Decay of Boson Stars with Application to Glueballs and Other Real Scalars

Mark P. Hertzberg, Fabrizio Rompineve, Jessie Yang

Published 2020-10-15Version 1

One of the most interesting candidates for dark matter are massive real scalar particles. A well-motivated example is from a pure Yang-Mills hidden sector, which locks up into glueballs in the early universe. The lightest glueball states are scalar particles and can act as a form of bosonic dark matter. If self-interactions are repulsive this can potentially lead to very massive boson stars, where the inward gravitational force is balanced by the repulsive self-interaction.

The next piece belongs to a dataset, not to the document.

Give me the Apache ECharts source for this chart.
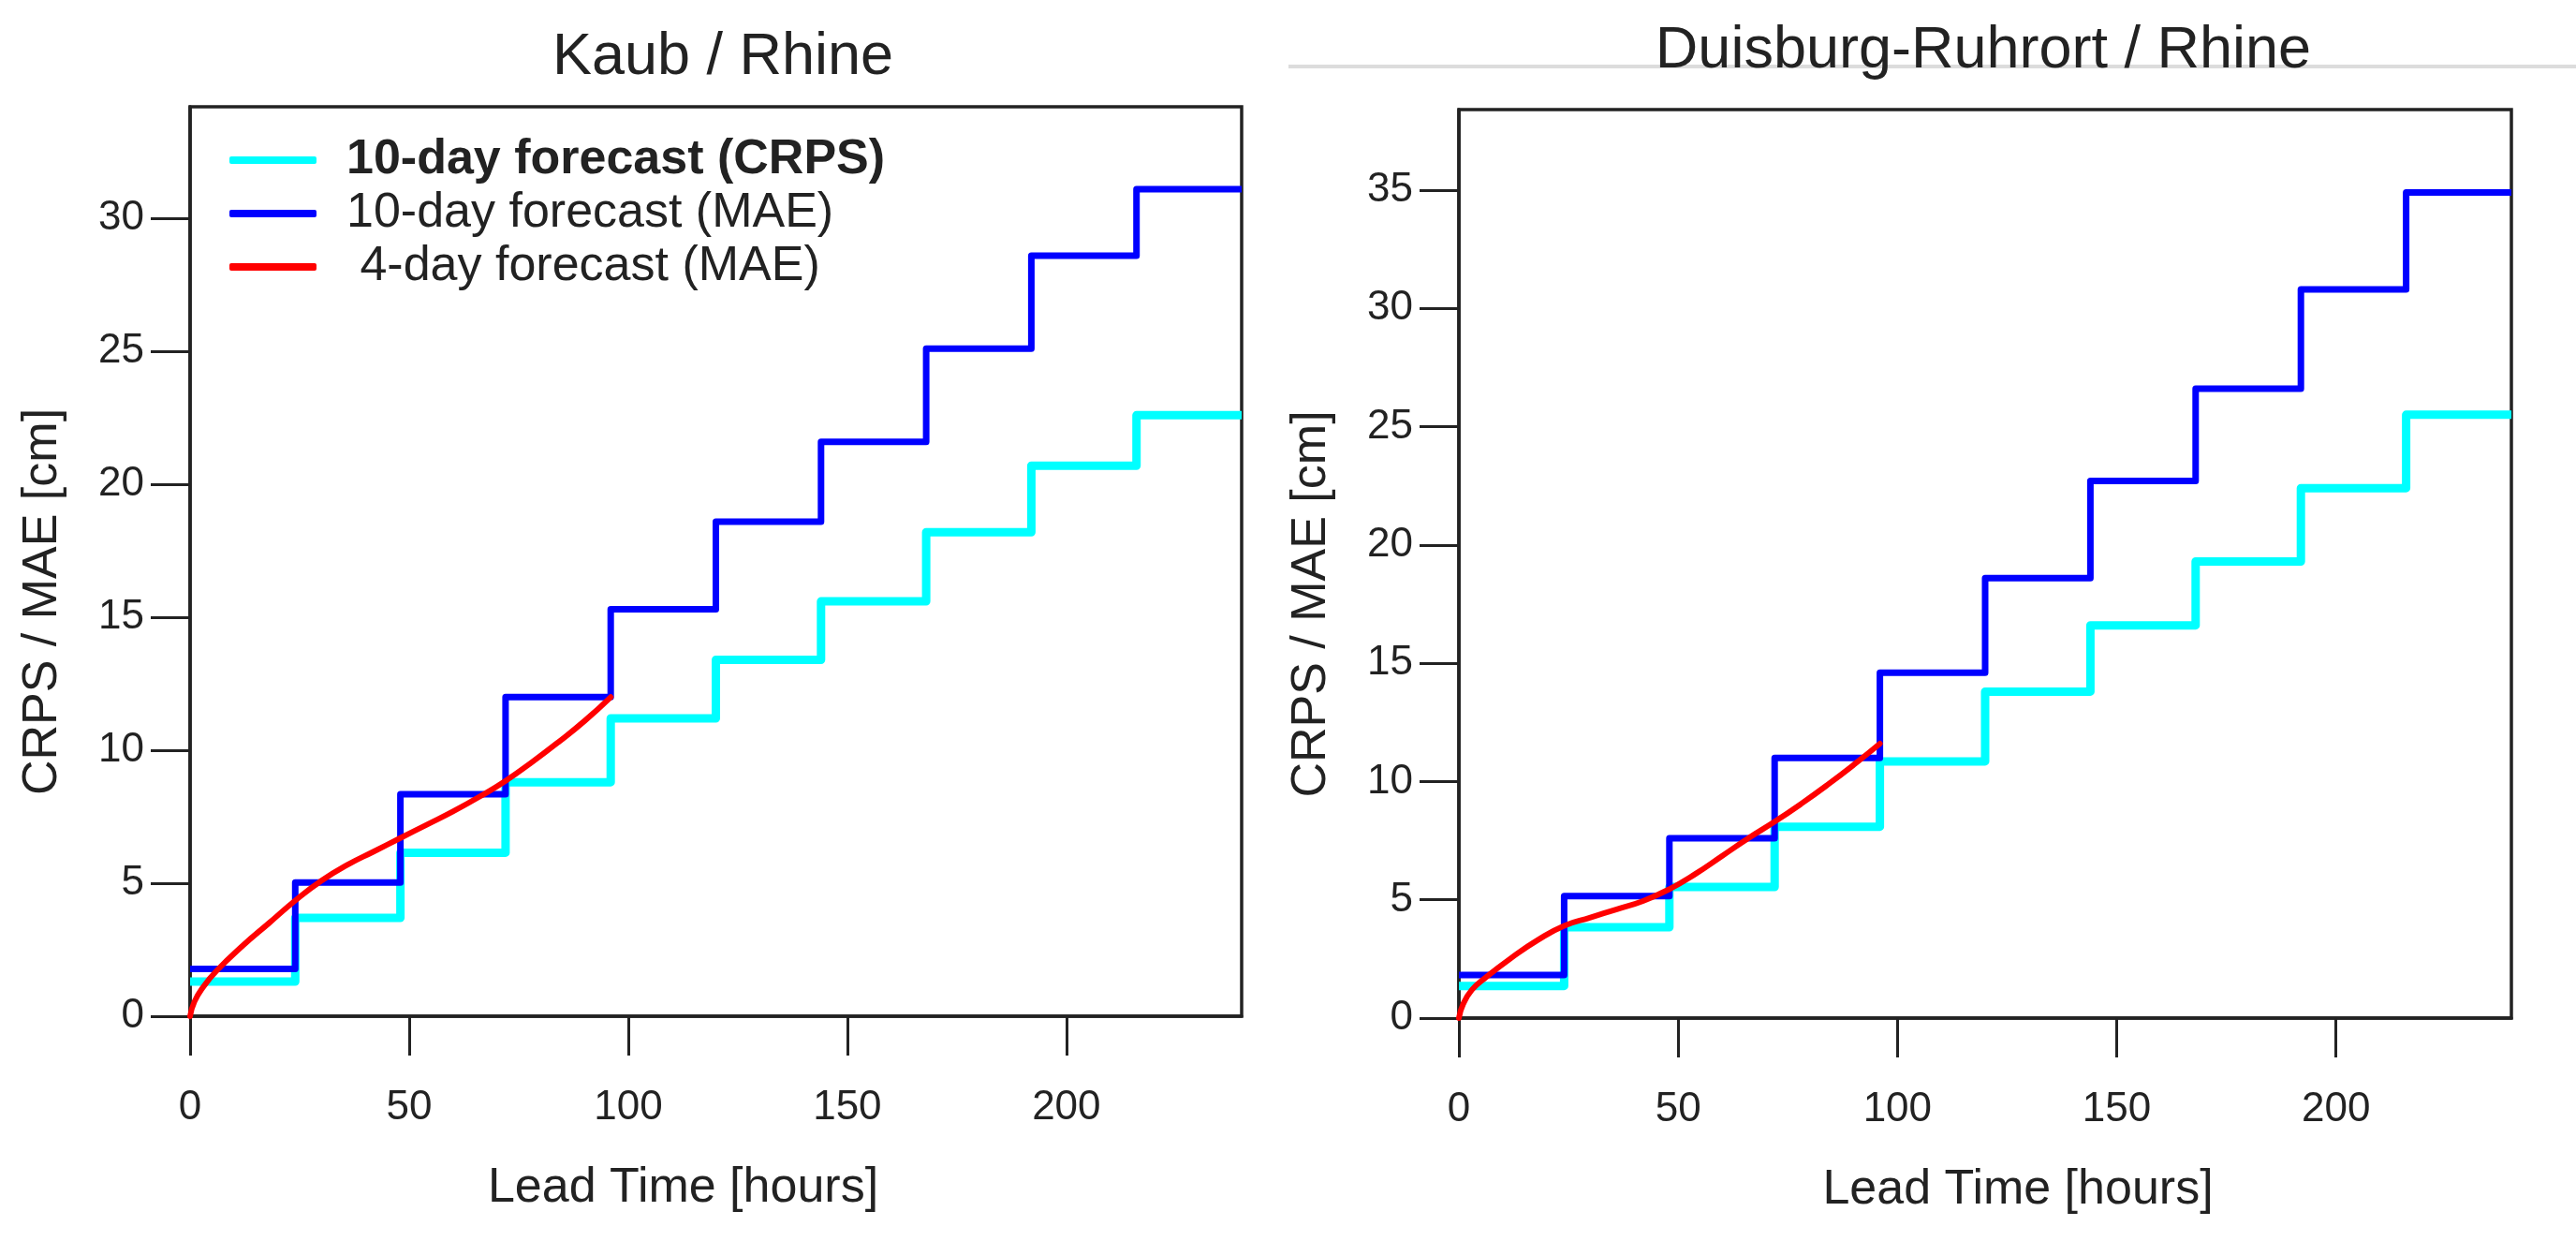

This can also arise from elementary real scalars with a regular potential. In the literature it has been claimed that this allows for astrophysically significant boson stars with high compactness, which could undergo binary mergers and generate detectable gravitational waves. Here we show that previous analyses did not take into proper account $3 \to 2$ and $4 \to 2$ quantum mechanical annihilation processes in the core of the star, while other work miscalculated the $3 \to 1$ process. In this work, we compute the annihilation rates, finding that massive stars will rapidly decay from the $3 \to 2$ or $4 \to 2$ processes (while the $3 \to 1$ process is typically small). Using the Einstein-Klein-Gordon equations, we also estimate the binding energy of these stars, showing that even the densest stars do not have quite enough binding energy to prevent annihilations. For such boson stars to live for the current age of the universe and to be consistent with bounds on dark matter scattering in galaxies, we find the following upper bound on their mass for $O(1)$ self-interaction couplings: $M_* < 10^{-18} M_{sun}$ when $3 \to 2$ processes are allowed and $M_* < 10^{-11} M_{sun}$ when only $4 \to 2$ processes are allowed. We also estimate destabilization from parametric resonance which can considerably constrain the phase space further. Furthermore, such stars are required to have very small compactness to be long lived.